▸ Your task
Print the material below exactly as it stands, please, from its first line to the line holding "import plotly.graph_objects as go", with no pictures.

▸ Material provided

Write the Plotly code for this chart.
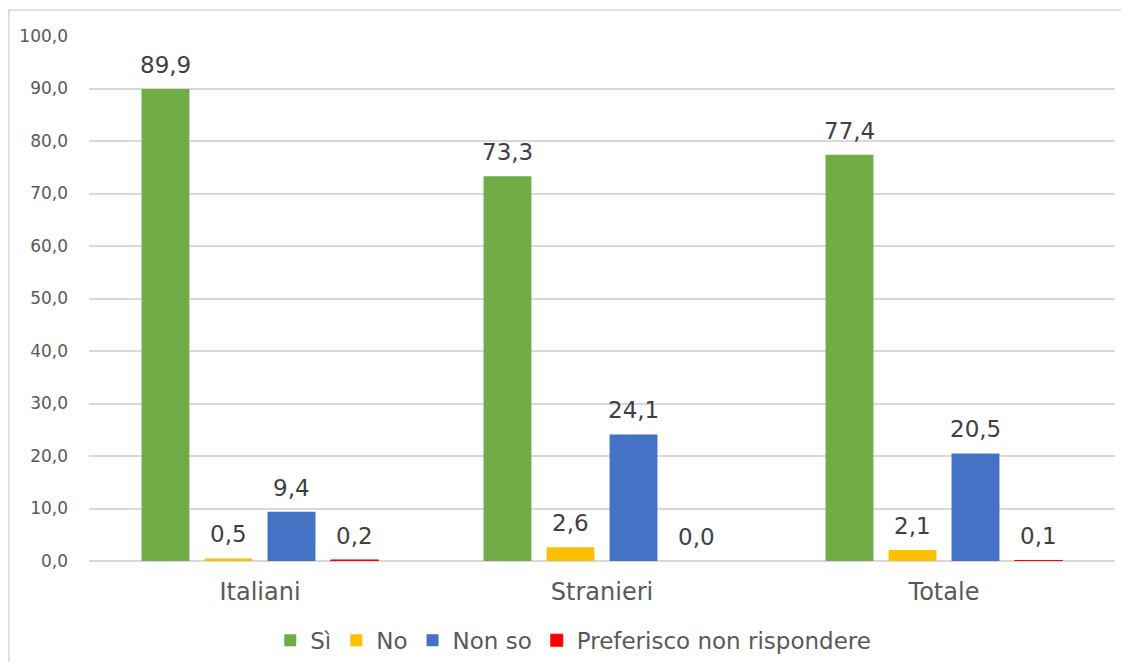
import plotly.graph_objects as go

categories = ["Italiani", "Stranieri", "Totale"]
series_names = ["Sì", "No", "Non so", "Preferisco non rispondere"]
si_values = [89.9, 73.3, 77.4]
no_values = [0.5, 2.6, 2.1]
nonso_values = [9.4, 24.1, 20.5]
pref_values = [0.2, 0.0, 0.1]
colors = ["#70AD47", "#FFC000", "#4472C4", "#FF0000"]
y_ticks = [0, 10, 20, 30, 40, 50, 60, 70, 80, 90, 100]
y_tick_labels = ["0,0", "10,0", "20,0", "30,0", "40,0", "50,0", "60,0", "70,0", "80,0", "90,0", "100,0"]

FONT = "DejaVu Sans"

W, H = 1113, 654
L, R, T = 81, 6, 28
pw, ph = 1026, 525
B = H - T - ph

BARGAP = 0.263
BARGROUPGAP = 0.24
slot = (pw / len(categories)) * (1 - BARGAP) / len(series_names)

all_values = [si_values, no_values, nonso_values, pref_values]

fig = go.Figure()
annotations = []
for i, (name, vals, col) in enumerate(zip(series_names, all_values, colors)):
    lw = [1 if 0 < v < 0.5 else 0 for v in vals]
    fig.add_trace(go.Bar(
        x=categories, y=vals, name=name,
        marker=dict(color=col, line=dict(width=lw, color=col)),
    ))
    off = (i - (len(series_names) - 1) / 2) * slot
    for c, v in zip(categories, vals):
        annotations.append(dict(
            x=c, y=v, xref="x", yref="y", text=f"{v:.1f}".replace(".", ","),
            showarrow=False, xanchor="center", yanchor="bottom",
            xshift=off, yshift=9,
            font=dict(family=FONT, size=23, color="#404040"),
        ))

fig.update_layout(
    width=W, height=H,
    margin=dict(l=L, r=R, t=T, b=B, autoexpand=False),
    paper_bgcolor="white", plot_bgcolor="white",
    barmode="group", bargap=BARGAP, bargroupgap=BARGROUPGAP,
    font=dict(family=FONT, color="#595959"),
    showlegend=True,
    legend=dict(orientation="h", x=0.472, xanchor="center", y=-0.110, yanchor="top",
                font=dict(family=FONT, size=23, color="#595959"),
                itemwidth=30, traceorder="normal"),
    xaxis=dict(showgrid=False, showline=False, ticks="",
               tickfont=dict(family=FONT, size=24, color="#595959"), ticklabelstandoff=14),
    yaxis=dict(range=[0, 100], tickvals=y_ticks, ticktext=y_tick_labels,
               showgrid=True, gridcolor="#D9D9D9", gridwidth=1.5,
               zeroline=True, zerolinecolor="#D9D9D9", zerolinewidth=1.5,
               showline=False, ticks="",
               tickfont=dict(family=FONT, size=17, color="#595959"), ticklabelstandoff=20),
    annotations=annotations,
    shapes=[dict(type="rect", xref="paper", yref="paper",
                 x0=(0.8 - L) / pw, x1=(W + 20 - L) / pw,
                 y0=(T + ph - H - 30) / ph, y1=(T + ph - 2) / ph,
                 line=dict(color="#D9D9D9", width=1.5), fillcolor="rgba(0,0,0,0)", layer="below")],
)

fig.write_html("out.html")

▸ Output below
Write the Plotly code for this chart.
import plotly.graph_objects as go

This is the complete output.